Rawlings School of Divinity


Doctor of Ministry (DMin)


Brian L. Bohlman


Burnout, First Responder, Chaplain, Chaplaincy, Police


Religion | Social and Behavioral Sciences


Police and fire chaplaincy comprises an emerging ministry profession that is underrepresented in academic study. This study addresses the problem of support structure inadequacies among First Responder Chaplains (FRCs) which create conditions that lead to burnout. The study examines their often-problematic connections to churches, denominations, and other endorsing agencies (sending sources). The purpose of the project is to assess those connections and provide remediation inadequacies. The thesis project examines Chaplaincy Organizational Agencies (COAs) and develops solutions for FRCs to build better initial and ongoing relationships with their sending sources.
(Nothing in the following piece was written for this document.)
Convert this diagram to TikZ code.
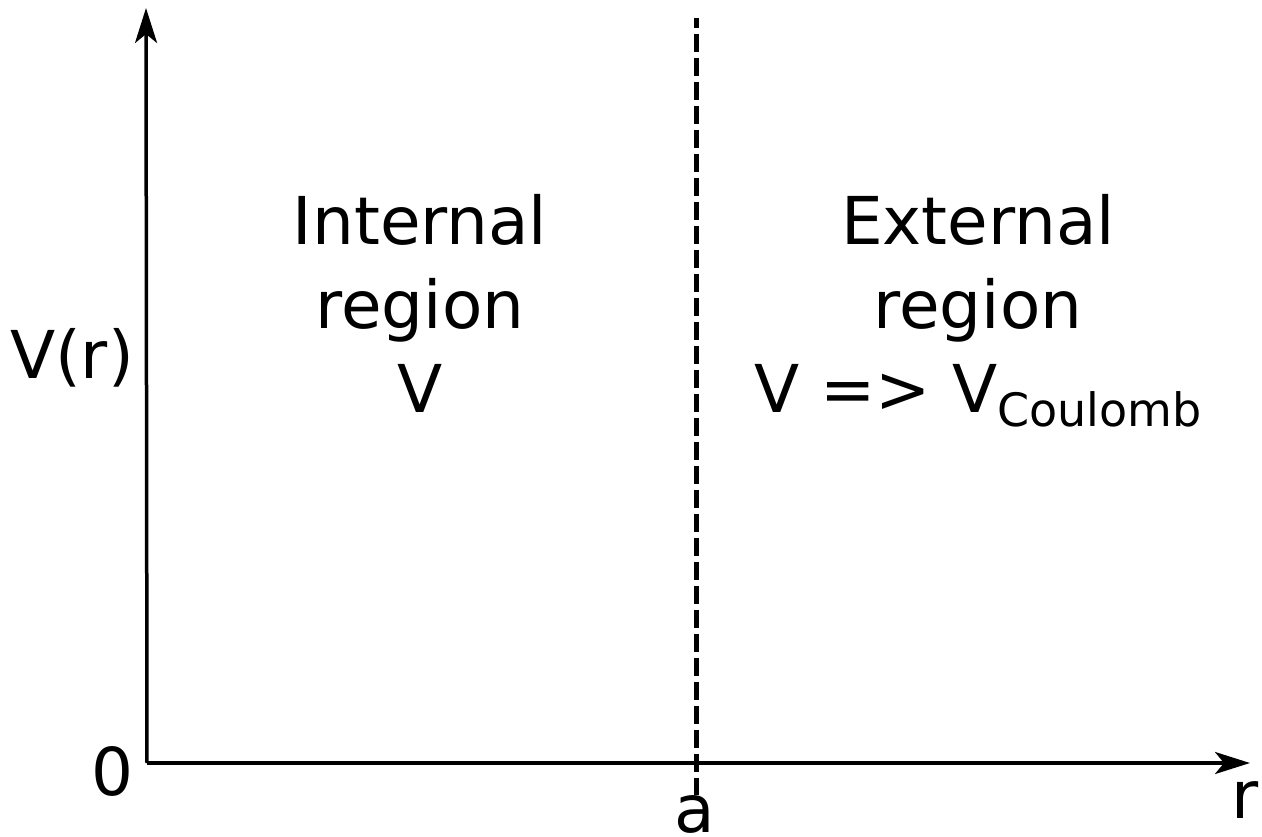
\documentclass[tikz,border=0pt]{standalone}
\usepackage{fontspec}
\setmainfont{DejaVu Sans}
\usetikzlibrary{arrows.meta}
\begin{document}
\begin{tikzpicture}[x=1pt,y=-1pt,
  axis/.style={line width=3.5pt,-{Stealth[length=35pt,width=22pt,inset=9pt]}},
  divider/.style={line width=5pt,dash pattern=on 18pt off 6pt,dash phase=8pt},
  lbl/.style={inner sep=0pt,anchor=base,font=\fontsize{66}{84}\selectfont},
  region/.style={lbl,align=center}]
\useasboundingbox (0,0) rectangle (1262,836);
\coordinate (O) at (147,763);
\coordinate (ytop) at (146,8);
\coordinate (xend) at (1250,763);
\coordinate (dtop) at (696,18);
\coordinate (dbot) at (696,795);
\draw[divider] (dtop) -- (dbot);
\draw[axis] (O) -- (ytop);
\draw[axis] (O) -- (xend);
\node[lbl] (vr) at (72,378) {V(r)};
\node[lbl] (zero) at (112,795) {0};
\node[lbl] (a) at (695,832) {a};
\node[lbl] (r) at (1245,818) {r};
\node[region,anchor=north] (int) at (420,194) {Internal\\region\\V};
\node[region,anchor=north] (ext) at (978,194) {External\\region\\V => V\raisebox{-14pt}{\fontsize{46}{46}\selectfont Coulomb}};
\end{tikzpicture}
\end{document}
The thesis suggests that chaplains who are properly affirmed, supported, and sent into the mission field are less likely to suffer from the effects of isolation and therefore should experience lower rates of burnout. This study used the Francis Burnout Inventory as a quantitative tool to assess initial and follow-up burnout in twenty-seven FRC participants. The researcher compared responses between both iterations of the FBI to gauge the success of intervention methods. The researcher held qualitative interviews with each FRC and separate meetings with eleven sending source representatives and their FRCs to discuss solutions for building stronger relationships. The researcher used two focus groups with both the Tacoma-Pierce County Chaplaincy Executive Board (an FR chaplaincy COA) and one composed of several FRCs. The researcher sought concluding thoughts from participants with a final survey. The researcher used five hypotheses to assess the results of the study, offering several suggestions to build supportive relationships and reduce burnout in FRCs.